Set exercise
Output the material word for word. Leave each picture out.

:: Source data ::

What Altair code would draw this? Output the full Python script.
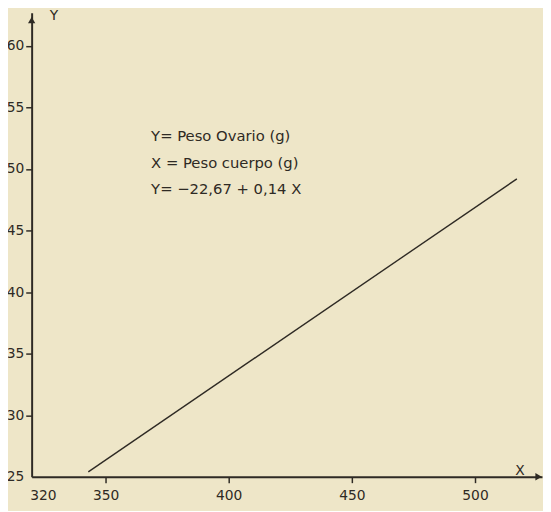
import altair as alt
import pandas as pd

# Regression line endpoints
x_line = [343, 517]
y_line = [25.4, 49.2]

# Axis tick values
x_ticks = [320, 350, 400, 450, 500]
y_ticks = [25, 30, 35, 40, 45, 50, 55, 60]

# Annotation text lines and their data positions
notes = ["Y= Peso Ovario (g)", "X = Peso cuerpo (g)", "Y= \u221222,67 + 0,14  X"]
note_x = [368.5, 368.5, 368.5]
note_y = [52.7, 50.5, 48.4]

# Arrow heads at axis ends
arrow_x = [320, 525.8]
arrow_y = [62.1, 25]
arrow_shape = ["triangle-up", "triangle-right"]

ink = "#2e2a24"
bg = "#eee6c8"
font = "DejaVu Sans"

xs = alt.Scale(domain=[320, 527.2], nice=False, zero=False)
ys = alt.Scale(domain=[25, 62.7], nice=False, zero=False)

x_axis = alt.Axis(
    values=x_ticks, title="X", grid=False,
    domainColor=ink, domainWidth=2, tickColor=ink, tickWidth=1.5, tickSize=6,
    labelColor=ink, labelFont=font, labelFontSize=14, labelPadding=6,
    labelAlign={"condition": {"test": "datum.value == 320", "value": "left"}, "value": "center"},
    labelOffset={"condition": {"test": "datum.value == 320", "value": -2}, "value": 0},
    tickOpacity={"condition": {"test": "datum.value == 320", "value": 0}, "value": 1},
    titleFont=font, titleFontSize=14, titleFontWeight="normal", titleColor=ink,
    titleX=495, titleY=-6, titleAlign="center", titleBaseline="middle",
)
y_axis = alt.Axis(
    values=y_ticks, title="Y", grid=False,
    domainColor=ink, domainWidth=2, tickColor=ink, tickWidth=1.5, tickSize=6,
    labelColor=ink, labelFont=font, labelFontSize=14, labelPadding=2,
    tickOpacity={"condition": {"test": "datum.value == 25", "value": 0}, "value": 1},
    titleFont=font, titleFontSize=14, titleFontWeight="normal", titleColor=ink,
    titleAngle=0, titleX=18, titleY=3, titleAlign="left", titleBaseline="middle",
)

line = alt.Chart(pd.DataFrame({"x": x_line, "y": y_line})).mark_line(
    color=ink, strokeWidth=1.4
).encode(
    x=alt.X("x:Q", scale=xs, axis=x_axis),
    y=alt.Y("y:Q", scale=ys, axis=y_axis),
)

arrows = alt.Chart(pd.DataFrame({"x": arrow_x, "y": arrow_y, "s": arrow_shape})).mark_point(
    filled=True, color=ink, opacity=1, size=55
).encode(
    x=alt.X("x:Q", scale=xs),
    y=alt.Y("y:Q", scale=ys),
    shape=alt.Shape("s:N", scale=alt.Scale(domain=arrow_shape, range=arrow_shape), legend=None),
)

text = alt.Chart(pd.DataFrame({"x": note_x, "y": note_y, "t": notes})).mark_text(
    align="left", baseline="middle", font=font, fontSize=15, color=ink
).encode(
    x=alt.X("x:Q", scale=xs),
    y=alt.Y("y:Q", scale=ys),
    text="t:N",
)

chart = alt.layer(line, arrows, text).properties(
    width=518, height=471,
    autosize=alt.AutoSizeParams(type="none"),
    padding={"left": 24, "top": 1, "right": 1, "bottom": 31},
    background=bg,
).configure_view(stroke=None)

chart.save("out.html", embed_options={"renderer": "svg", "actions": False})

:::

Expected answer
What Altair code would draw this? Output the full Python script.
import altair as alt
import pandas as pd

# Regression line endpoints
x_line = [343, 517]
y_line = [25.4, 49.2]

# Axis tick values
x_ticks = [320, 350, 400, 450, 500]
y_ticks = [25, 30, 35, 40, 45, 50, 55, 60]

# Annotation text lines and their data positions
notes = ["Y= Peso Ovario (g)", "X = Peso cuerpo (g)", "Y= \u221222,67 + 0,14  X"]
note_x = [368.5, 368.5, 368.5]
note_y = [52.7, 50.5, 48.4]

# Arrow heads at axis ends
arrow_x = [320, 525.8]
arrow_y = [62.1, 25]
arrow_shape = ["triangle-up", "triangle-right"]

ink = "#2e2a24"
bg = "#eee6c8"
font = "DejaVu Sans"

xs = alt.Scale(domain=[320, 527.2], nice=False, zero=False)
ys = alt.Scale(domain=[25, 62.7], nice=False, zero=False)

x_axis = alt.Axis(
    values=x_ticks, title="X", grid=False,
    domainColor=ink, domainWidth=2, tickColor=ink, tickWidth=1.5, tickSize=6,
    labelColor=ink, labelFont=font, labelFontSize=14, labelPadding=6,
    labelAlign={"condition": {"test": "datum.value == 320", "value": "left"}, "value": "center"},
    labelOffset={"condition": {"test": "datum.value == 320", "value": -2}, "value": 0},
    tickOpacity={"condition": {"test": "datum.value == 320", "value": 0}, "value": 1},
    titleFont=font, titleFontSize=14, titleFontWeight="normal", titleColor=ink,
    titleX=495, titleY=-6, titleAlign="center", titleBaseline="middle",
)
y_axis = alt.Axis(
    values=y_ticks, title="Y", grid=False,
    domainColor=ink, domainWidth=2, tickColor=ink, tickWidth=1.5, tickSize=6,
    labelColor=ink, labelFont=font, labelFontSize=14, labelPadding=2,
    tickOpacity={"condition": {"test": "datum.value == 25", "value": 0}, "value": 1},
    titleFont=font, titleFontSize=14, titleFontWeight="normal", titleColor=ink,
    titleAngle=0, titleX=18, titleY=3, titleAlign="left", titleBaseline="middle",
)

line = alt.Chart(pd.DataFrame({"x": x_line, "y": y_line})).mark_line(
    color=ink, strokeWidth=1.4
).encode(
    x=alt.X("x:Q", scale=xs, axis=x_axis),
    y=alt.Y("y:Q", scale=ys, axis=y_axis),
)

arrows = alt.Chart(pd.DataFrame({"x": arrow_x, "y": arrow_y, "s": arrow_shape})).mark_point(
    filled=True, color=ink, opacity=1, size=55
).encode(
    x=alt.X("x:Q", scale=xs),
    y=alt.Y("y:Q", scale=ys),
    shape=alt.Shape("s:N", scale=alt.Scale(domain=arrow_shape, range=arrow_shape), legend=None),
)

text = alt.Chart(pd.DataFrame({"x": note_x, "y": note_y, "t": notes})).mark_text(
    align="left", baseline="middle", font=font, fontSize=15, color=ink
).encode(
    x=alt.X("x:Q", scale=xs),
    y=alt.Y("y:Q", scale=ys),
    text="t:N",
)

chart = alt.layer(line, arrows, text).properties(
    width=518, height=471,
    autosize=alt.AutoSizeParams(type="none"),
    padding={"left": 24, "top": 1, "right": 1, "bottom": 31},
    background=bg,
).configure_view(stroke=None)

chart.save("out.html", embed_options={"renderer": "svg", "actions": False})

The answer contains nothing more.